Which Type of Home Security System Is Right for You?

Which Type of Home Security System Is Right for Me?No one can be home to guard their house 24/7. Furthermore, it can be draining to be overly preoccupied with a property's security. The best way to find peace of mind and around-the-clock protection is to discover security tools to keep your home safe.

Many home security companies offer an array of products and services. They have different installation methods, contract requirements, security levels, and costs. Finding the right security system for you just takes a little research. Keep reading to learn about the most common types of security systems on the market today.

Local Alarm: Simple & Cost-Effective

An unmonitored alarm is the simplest and least expensive home intrusion deterrent. When the alarm is triggered, it sets off an ear-piercing siren that alerts everyone within earshot. The system might be set off by motion detectors or door and window sensors. Frequently, it's enough to force intruders away.

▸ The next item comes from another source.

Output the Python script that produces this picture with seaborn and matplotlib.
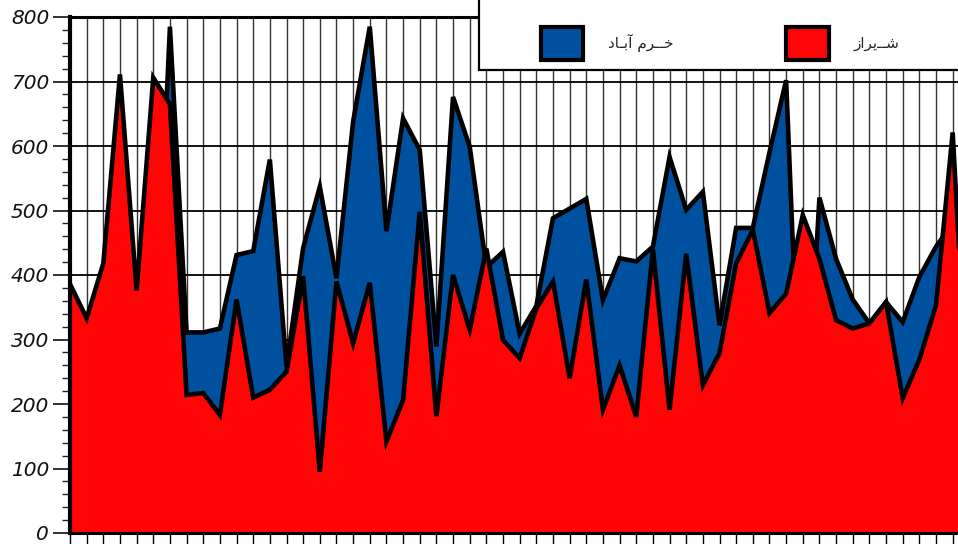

They often sell for less than $100, and they're easy to install. There are no ongoing fees. They usually run on batteries and don't require power, phone lines, or wifi.

However, their effectiveness is limited. They don't call the police. They don't inform residents who are away from home. If the intruder isn't scared off, they aren't hard to disable. To the neighbors, they may sound like a car alarm, which most people ignore.

Monitored Security Systems: Contacts Authorities For You

This type of system informs somebody when there's an intrusion. There may also be an audible alarm. Like unmonitored alarms, they detect a breach with motion detectors and sensors and may also use cameras. There's a control panel where the occupant uses a passcode to set and disarm the alarm. The significant distinctions are who does the monitoring and whether the system is hard-wired into the home.

Self-Monitored vs. Professionally Monitored

With professional security monitoring, a call center is informed whenever there's an event. They can immediately call the police. Usually, they call the resident first to ask if the alarm was accidentally triggered.

With DIY monitoring, the alarm comes to the resident's smartphone. Most commonly, it will use the home's wifi, although it might use cellular service. If the occupant is away, they'll have to call 911 or have a neighbor look in.

Self-monitored systems are DIY-installed, and the others are professionally installed, but this doesn't have to be the case.

Advantages of self-monitored systems are:

  • Lower cost. There are no monthly fees.
  • Since these are usually self-installed, it's easier to move detectors and cameras.
  • Less chance of false alarms. The resident who knows why the alarm is triggered can ignore it. If a monitoring company calls the police, there may be an incorrect alarm fee.

Advantages of professional monitoring include:

  • More reliable monitoring. If the self-monitoring occupant is away from their phone or beyond cellular service, or if there's a power/wifi outage, they won't get the alarm. The pro monitor always responds.
  • Because systems are usually professionally installed, the pros can offer advice on placing sensors and cameras. Typically home coverage is more thorough.

Wired vs. Wireless Security

It's the 21st century, and smart technology is in demand. This trend applies to wireless security systems for the following reasons.

  • Wireless systems are inexpensive and straightforward to install. There are no holes to drill and no need for an electrician. Most people do it themselves.
  • They're more ready to integrate with smart home devices such as Alexa and Google Assistant.
  • It's easy to move components around or upgrade the setup.
  • They can't be disabled by cutting wires.
  • They're easy to monitor and control remotely through smartphones, fobs, and other devices. They can be armed and disarmed from anywhere.
  • The resident can take the system with them if they move.

Still, wired systems have some critical pluses:

  • They can't be hacked because they aren't controlled remotely. They can't be electronically jammed or affected by interference.
  • They generally run on home electricity with battery backup. There isn't the hassle of replacing lots of batteries.
  • They aren't affected by wifi outages or lack of cell service.
  • In general, wired systems are more secure, consistent, and reliable.

What's the Best Security System for You?

Ultimately, finding the best home security system is up to you and your needs. A local alarm is a stopgap system at best. A wired, professionally monitored system is secure and reliable, but wireless and self-monitored systems have advantages that many residents will want. When it comes to protecting your home, finding the right security system can help you do so without sacrificing peace of mind.